▸ **Dataset extract**

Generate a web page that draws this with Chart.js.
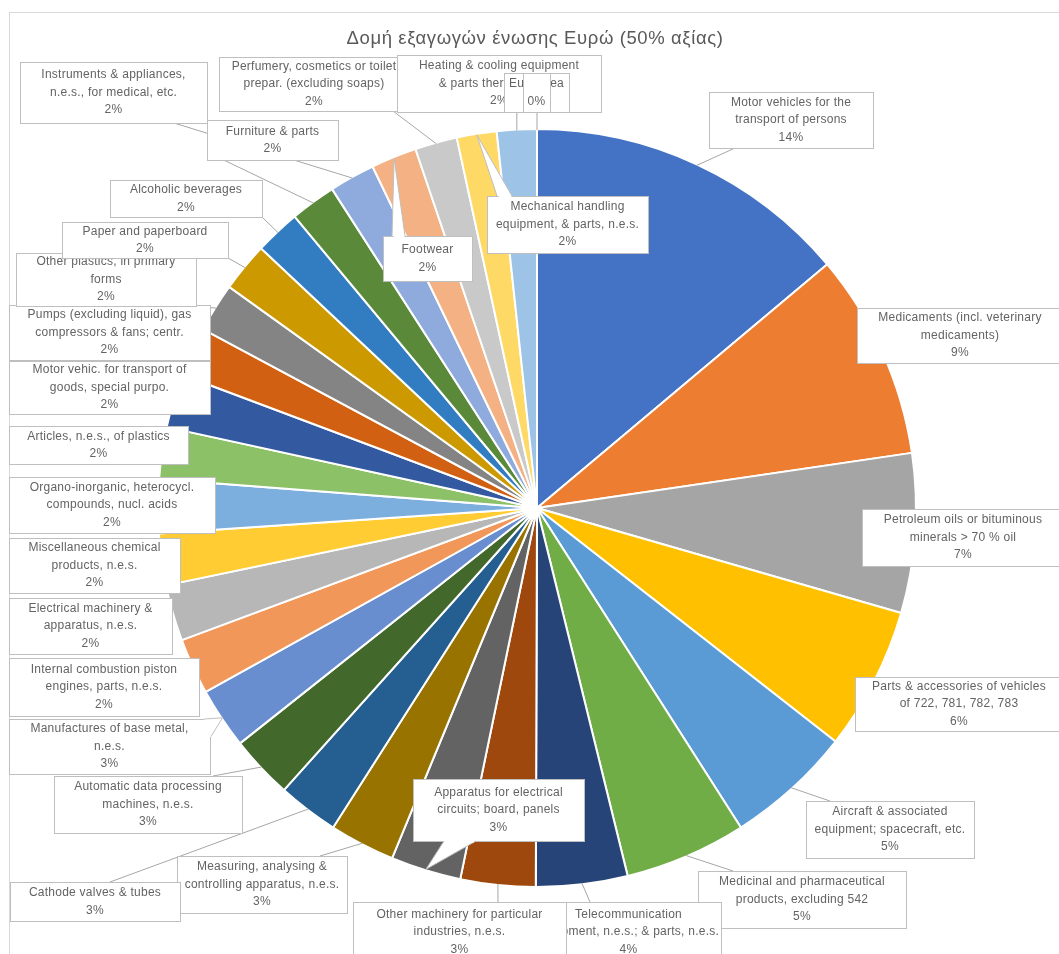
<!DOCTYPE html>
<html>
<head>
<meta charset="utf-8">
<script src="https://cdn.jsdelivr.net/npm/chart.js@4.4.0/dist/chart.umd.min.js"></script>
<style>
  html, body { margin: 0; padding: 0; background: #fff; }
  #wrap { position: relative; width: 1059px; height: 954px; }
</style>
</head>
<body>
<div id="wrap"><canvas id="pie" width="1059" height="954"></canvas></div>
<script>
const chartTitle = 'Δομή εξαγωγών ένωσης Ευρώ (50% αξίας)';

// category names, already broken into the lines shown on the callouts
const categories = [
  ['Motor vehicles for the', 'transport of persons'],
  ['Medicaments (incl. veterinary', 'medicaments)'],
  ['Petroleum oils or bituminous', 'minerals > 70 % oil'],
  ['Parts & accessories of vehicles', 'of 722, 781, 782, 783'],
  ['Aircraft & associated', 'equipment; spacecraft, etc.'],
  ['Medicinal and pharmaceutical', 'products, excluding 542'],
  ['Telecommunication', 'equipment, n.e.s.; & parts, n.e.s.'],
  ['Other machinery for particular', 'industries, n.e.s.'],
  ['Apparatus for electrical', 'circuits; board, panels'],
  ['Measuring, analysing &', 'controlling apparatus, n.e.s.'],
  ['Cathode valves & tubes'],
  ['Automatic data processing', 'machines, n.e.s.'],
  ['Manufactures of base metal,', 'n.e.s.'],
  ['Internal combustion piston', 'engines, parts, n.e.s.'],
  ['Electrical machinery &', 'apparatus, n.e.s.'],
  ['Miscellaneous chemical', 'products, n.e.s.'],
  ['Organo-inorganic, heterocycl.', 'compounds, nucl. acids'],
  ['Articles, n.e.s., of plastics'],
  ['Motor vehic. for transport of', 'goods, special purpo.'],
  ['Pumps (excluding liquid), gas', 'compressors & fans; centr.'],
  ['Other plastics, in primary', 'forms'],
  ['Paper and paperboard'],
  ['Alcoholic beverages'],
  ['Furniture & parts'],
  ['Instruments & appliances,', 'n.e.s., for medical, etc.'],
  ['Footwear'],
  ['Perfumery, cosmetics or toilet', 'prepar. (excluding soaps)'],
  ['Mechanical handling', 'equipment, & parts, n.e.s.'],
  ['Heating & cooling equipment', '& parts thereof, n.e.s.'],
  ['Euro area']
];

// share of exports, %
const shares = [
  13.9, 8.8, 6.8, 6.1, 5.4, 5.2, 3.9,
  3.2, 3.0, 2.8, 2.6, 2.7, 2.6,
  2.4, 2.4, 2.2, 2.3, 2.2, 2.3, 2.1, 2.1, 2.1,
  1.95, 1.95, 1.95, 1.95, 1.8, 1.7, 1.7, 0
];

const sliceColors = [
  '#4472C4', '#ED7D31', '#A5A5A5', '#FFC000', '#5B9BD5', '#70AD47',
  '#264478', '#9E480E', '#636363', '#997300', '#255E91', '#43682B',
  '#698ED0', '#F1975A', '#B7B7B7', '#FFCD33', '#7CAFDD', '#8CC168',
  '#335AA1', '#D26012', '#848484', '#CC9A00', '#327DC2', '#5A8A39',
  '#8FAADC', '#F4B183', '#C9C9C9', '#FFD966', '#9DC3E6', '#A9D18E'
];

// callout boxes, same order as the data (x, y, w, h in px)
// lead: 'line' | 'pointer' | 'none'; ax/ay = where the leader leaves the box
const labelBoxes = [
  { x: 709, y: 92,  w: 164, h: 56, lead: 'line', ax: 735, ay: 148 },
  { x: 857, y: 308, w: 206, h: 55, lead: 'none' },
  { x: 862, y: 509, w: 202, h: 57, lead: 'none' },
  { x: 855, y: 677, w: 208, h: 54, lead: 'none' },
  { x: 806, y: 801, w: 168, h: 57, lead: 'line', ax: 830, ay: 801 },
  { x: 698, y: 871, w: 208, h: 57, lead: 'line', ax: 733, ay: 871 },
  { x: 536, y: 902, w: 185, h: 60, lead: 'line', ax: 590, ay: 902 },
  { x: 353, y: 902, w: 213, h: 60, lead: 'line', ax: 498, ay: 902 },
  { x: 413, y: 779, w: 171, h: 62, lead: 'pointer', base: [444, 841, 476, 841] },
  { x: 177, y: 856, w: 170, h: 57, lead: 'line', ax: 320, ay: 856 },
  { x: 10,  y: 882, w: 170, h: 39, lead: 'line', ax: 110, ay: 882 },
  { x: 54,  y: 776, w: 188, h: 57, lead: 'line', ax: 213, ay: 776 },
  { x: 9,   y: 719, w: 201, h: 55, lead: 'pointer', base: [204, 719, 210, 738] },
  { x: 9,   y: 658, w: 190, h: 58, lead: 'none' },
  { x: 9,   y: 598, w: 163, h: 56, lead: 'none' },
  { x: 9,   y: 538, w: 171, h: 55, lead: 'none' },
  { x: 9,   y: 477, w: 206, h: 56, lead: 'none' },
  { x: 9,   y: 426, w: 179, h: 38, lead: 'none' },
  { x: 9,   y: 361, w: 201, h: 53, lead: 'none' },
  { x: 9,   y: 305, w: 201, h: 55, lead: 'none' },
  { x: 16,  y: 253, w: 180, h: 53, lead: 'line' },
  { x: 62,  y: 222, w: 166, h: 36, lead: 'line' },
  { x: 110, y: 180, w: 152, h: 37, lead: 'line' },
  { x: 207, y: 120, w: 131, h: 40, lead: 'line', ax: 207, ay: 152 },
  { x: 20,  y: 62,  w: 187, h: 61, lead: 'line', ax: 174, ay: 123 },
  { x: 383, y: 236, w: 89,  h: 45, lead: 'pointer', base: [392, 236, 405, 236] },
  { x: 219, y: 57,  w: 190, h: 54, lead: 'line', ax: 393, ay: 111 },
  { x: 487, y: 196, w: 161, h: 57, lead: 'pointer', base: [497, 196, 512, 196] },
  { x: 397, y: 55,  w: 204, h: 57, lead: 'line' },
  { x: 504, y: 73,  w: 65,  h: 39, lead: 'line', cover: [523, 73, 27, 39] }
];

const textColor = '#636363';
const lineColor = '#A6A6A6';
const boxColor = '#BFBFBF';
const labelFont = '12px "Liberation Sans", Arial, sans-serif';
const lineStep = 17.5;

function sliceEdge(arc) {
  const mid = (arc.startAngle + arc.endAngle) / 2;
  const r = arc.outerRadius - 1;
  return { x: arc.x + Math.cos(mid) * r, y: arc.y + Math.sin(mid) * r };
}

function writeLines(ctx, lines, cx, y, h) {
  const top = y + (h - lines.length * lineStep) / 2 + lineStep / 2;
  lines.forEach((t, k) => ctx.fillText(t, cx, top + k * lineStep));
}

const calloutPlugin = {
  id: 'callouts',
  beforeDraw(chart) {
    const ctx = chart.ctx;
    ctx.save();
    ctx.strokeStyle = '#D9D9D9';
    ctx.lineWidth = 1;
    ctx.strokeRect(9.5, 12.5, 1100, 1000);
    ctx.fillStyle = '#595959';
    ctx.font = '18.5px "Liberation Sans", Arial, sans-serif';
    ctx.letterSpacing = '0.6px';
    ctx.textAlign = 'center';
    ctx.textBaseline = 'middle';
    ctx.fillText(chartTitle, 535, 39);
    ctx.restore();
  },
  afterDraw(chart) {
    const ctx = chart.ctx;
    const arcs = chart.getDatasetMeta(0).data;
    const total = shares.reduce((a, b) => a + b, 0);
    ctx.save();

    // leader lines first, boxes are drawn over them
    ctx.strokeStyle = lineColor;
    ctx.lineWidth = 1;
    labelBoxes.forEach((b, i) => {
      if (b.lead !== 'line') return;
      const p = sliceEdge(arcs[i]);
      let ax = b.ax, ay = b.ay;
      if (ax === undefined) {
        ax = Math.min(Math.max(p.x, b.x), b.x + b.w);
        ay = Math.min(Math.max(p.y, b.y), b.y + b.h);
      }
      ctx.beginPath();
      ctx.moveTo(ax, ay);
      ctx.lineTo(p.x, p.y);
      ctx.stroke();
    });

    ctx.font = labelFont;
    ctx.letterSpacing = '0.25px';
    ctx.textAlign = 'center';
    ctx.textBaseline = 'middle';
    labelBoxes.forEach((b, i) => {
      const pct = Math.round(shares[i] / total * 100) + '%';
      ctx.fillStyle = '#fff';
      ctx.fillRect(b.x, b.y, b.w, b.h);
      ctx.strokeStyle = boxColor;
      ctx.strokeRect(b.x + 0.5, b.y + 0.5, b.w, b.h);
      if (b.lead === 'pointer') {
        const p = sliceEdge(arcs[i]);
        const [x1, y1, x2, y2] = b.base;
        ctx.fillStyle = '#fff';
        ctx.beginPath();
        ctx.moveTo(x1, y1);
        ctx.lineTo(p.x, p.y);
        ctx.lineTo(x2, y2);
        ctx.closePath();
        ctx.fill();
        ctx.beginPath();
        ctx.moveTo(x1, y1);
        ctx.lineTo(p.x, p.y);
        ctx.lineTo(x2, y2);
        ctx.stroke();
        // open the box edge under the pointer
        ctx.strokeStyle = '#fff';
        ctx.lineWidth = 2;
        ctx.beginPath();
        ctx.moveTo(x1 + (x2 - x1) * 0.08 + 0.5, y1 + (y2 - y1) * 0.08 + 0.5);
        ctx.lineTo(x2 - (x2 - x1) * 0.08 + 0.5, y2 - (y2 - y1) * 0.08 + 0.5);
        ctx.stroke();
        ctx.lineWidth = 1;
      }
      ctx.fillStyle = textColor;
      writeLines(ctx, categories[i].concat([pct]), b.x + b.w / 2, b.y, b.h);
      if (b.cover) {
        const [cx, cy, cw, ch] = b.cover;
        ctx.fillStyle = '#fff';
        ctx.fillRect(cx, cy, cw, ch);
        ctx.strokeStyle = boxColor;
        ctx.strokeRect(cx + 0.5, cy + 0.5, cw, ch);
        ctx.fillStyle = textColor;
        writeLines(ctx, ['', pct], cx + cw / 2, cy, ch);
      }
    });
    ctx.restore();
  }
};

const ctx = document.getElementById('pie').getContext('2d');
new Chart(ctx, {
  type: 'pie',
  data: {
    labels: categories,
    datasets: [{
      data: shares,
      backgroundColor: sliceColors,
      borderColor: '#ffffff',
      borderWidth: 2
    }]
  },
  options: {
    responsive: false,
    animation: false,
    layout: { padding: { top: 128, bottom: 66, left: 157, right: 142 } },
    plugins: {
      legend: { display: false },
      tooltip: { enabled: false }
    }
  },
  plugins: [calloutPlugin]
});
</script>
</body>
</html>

▸ **Your goal**
Restate the material word for word from its first line through the line containing "const chartTitle = 'Δομή", both included; the pictures do not belong in it.

▸ **Result of this task**
Generate a web page that draws this with Chart.js.
<!DOCTYPE html>
<html>
<head>
<meta charset="utf-8">
<script src="https://cdn.jsdelivr.net/npm/chart.js@4.4.0/dist/chart.umd.min.js"></script>
<style>
  html, body { margin: 0; padding: 0; background: #fff; }
  #wrap { position: relative; width: 1059px; height: 954px; }
</style>
</head>
<body>
<div id="wrap"><canvas id="pie" width="1059" height="954"></canvas></div>
<script>
const chartTitle = 'Δομή εξαγωγών ένωσης Ευρώ (50% αξίας)';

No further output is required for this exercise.